[Code that draws figures]
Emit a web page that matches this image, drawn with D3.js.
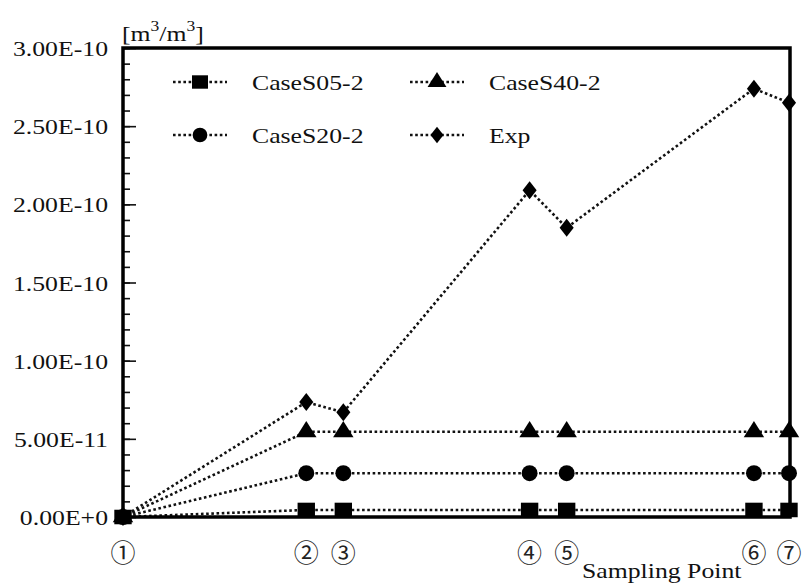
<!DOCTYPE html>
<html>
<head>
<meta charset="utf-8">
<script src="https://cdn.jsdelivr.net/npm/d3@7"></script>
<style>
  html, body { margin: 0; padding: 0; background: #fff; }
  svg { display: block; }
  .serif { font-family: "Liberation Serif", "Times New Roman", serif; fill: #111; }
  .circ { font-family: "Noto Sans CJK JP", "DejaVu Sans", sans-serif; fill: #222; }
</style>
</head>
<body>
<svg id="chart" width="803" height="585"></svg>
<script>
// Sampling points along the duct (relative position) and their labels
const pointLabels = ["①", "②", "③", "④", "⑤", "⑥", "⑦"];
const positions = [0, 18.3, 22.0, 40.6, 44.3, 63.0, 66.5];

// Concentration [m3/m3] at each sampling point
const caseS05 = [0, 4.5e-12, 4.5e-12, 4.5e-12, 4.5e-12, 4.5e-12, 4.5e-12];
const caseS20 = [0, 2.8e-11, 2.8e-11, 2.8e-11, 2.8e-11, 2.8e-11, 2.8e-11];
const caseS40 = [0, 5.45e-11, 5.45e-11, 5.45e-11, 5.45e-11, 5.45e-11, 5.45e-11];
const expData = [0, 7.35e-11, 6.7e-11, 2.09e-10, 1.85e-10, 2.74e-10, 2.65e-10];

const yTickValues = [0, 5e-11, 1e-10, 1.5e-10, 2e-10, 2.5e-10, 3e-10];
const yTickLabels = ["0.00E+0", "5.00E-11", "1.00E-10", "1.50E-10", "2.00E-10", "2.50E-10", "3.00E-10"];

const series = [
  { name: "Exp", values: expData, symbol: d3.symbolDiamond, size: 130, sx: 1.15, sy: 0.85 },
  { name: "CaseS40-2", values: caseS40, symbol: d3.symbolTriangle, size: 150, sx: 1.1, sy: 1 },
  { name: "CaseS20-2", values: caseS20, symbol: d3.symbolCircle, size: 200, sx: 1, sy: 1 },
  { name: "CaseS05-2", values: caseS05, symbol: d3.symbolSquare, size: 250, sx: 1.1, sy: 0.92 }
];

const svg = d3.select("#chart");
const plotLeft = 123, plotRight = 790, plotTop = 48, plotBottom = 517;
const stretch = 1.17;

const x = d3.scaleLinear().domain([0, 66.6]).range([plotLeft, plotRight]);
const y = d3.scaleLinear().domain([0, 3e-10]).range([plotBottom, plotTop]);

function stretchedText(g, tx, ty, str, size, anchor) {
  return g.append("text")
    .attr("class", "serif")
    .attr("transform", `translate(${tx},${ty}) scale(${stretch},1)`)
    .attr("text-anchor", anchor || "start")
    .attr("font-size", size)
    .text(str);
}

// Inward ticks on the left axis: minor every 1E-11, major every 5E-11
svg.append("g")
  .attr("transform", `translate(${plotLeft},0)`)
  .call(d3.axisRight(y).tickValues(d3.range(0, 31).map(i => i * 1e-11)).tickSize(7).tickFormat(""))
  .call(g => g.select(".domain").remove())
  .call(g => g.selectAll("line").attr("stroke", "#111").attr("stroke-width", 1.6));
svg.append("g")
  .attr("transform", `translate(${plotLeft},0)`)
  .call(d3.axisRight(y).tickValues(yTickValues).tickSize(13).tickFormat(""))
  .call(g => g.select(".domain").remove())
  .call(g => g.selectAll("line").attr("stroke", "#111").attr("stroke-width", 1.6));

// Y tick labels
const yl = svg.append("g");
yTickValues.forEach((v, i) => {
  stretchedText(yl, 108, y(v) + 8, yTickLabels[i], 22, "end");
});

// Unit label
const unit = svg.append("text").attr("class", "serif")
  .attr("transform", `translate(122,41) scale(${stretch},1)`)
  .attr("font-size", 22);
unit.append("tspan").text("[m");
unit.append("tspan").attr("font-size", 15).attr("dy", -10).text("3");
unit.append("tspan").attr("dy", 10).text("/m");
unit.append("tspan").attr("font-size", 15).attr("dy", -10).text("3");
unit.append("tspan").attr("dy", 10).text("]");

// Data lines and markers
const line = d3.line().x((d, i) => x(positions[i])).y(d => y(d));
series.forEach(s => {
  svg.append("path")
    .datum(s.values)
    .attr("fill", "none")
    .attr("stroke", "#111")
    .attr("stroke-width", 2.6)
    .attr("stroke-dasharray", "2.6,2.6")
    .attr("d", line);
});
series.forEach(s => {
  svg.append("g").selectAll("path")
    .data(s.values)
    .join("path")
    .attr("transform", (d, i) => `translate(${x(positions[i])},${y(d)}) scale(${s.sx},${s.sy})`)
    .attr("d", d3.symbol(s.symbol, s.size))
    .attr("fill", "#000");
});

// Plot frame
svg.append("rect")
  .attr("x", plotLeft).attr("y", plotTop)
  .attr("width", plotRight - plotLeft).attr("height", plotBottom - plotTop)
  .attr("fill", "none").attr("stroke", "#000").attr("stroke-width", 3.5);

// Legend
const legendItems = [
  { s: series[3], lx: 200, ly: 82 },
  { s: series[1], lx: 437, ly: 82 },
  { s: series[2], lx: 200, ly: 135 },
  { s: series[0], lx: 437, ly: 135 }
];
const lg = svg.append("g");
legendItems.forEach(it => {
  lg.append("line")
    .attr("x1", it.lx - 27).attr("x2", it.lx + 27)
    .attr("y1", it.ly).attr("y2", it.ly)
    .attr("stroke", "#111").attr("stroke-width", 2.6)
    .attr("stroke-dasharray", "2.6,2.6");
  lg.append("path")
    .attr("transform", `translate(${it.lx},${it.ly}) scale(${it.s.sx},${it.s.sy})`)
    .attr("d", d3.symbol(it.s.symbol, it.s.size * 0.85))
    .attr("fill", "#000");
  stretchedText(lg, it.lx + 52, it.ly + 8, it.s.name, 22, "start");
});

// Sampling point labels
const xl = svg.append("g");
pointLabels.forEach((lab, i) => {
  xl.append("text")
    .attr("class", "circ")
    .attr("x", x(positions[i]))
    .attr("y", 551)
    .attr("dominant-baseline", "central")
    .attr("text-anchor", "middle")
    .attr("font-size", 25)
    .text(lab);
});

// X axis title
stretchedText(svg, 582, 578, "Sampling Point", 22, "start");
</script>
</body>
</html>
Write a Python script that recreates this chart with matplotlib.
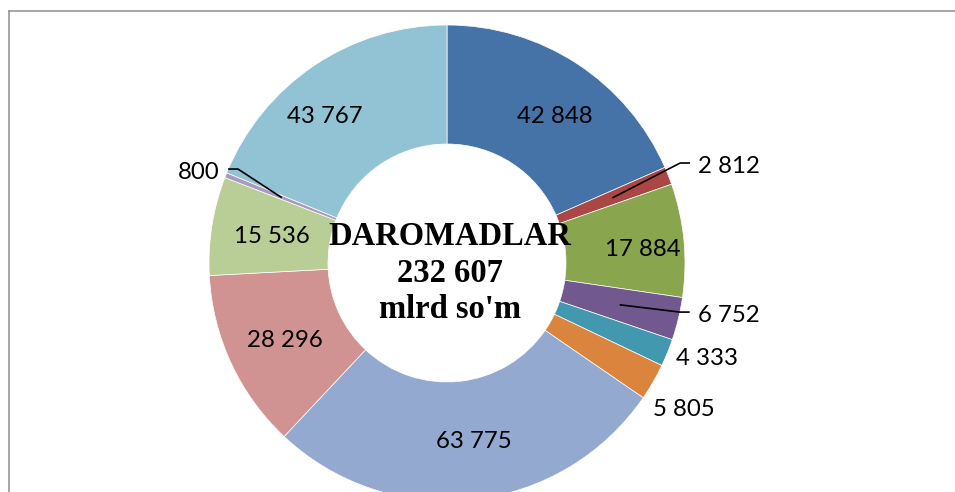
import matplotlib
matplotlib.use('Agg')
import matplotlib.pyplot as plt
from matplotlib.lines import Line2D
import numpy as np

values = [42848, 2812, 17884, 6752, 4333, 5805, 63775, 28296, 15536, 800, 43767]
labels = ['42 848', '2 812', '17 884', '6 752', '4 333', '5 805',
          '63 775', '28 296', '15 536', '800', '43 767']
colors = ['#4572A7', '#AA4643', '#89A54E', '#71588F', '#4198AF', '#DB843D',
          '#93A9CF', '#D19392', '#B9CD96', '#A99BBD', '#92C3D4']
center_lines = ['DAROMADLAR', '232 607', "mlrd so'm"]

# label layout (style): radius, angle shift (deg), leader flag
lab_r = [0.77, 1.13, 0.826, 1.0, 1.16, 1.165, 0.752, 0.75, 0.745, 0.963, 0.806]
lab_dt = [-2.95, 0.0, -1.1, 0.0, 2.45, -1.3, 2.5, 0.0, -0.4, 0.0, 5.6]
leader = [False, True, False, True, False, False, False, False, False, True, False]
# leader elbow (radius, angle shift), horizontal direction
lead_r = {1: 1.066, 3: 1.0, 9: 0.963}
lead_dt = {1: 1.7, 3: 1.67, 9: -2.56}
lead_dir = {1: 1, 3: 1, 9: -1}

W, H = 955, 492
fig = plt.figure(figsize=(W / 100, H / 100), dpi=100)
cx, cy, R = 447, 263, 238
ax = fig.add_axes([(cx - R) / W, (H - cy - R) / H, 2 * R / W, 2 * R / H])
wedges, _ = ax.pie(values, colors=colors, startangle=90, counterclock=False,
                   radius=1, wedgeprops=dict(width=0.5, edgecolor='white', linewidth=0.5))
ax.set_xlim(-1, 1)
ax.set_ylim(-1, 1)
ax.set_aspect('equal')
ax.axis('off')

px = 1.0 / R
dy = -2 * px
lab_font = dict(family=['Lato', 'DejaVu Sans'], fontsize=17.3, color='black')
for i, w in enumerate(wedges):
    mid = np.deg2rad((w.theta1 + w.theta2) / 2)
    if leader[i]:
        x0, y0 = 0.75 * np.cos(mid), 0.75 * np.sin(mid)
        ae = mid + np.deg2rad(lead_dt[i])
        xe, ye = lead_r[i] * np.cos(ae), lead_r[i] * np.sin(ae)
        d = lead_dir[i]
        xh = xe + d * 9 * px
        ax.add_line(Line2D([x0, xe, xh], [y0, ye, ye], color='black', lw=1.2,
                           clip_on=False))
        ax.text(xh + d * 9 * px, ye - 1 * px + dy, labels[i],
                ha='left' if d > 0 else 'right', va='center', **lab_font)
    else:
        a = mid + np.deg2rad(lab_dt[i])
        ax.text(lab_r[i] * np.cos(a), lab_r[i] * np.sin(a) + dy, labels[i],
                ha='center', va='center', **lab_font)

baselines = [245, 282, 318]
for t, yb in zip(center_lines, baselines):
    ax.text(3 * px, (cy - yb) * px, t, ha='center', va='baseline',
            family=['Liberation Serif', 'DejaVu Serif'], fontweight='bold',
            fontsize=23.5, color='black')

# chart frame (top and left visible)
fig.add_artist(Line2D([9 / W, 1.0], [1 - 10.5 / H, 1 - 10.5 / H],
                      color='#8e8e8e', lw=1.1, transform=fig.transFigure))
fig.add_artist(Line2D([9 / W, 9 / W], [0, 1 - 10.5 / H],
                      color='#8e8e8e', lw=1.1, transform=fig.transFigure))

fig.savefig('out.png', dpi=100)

**What to do**
All lines from the start of the entries through the one with "const positions = [0, 18.3, 22.0, 40.6, 44.3, 63.0, 66.5];" are to be output exactly; omit the pictures.

**Task output**
Emit a web page that matches this image, drawn with D3.js.
<!DOCTYPE html>
<html>
<head>
<meta charset="utf-8">
<script src="https://cdn.jsdelivr.net/npm/d3@7"></script>
<style>
  html, body { margin: 0; padding: 0; background: #fff; }
  svg { display: block; }
  .serif { font-family: "Liberation Serif", "Times New Roman", serif; fill: #111; }
  .circ { font-family: "Noto Sans CJK JP", "DejaVu Sans", sans-serif; fill: #222; }
</style>
</head>
<body>
<svg id="chart" width="803" height="585"></svg>
<script>
// Sampling points along the duct (relative position) and their labels
const pointLabels = ["①", "②", "③", "④", "⑤", "⑥", "⑦"];
const positions = [0, 18.3, 22.0, 40.6, 44.3, 63.0, 66.5];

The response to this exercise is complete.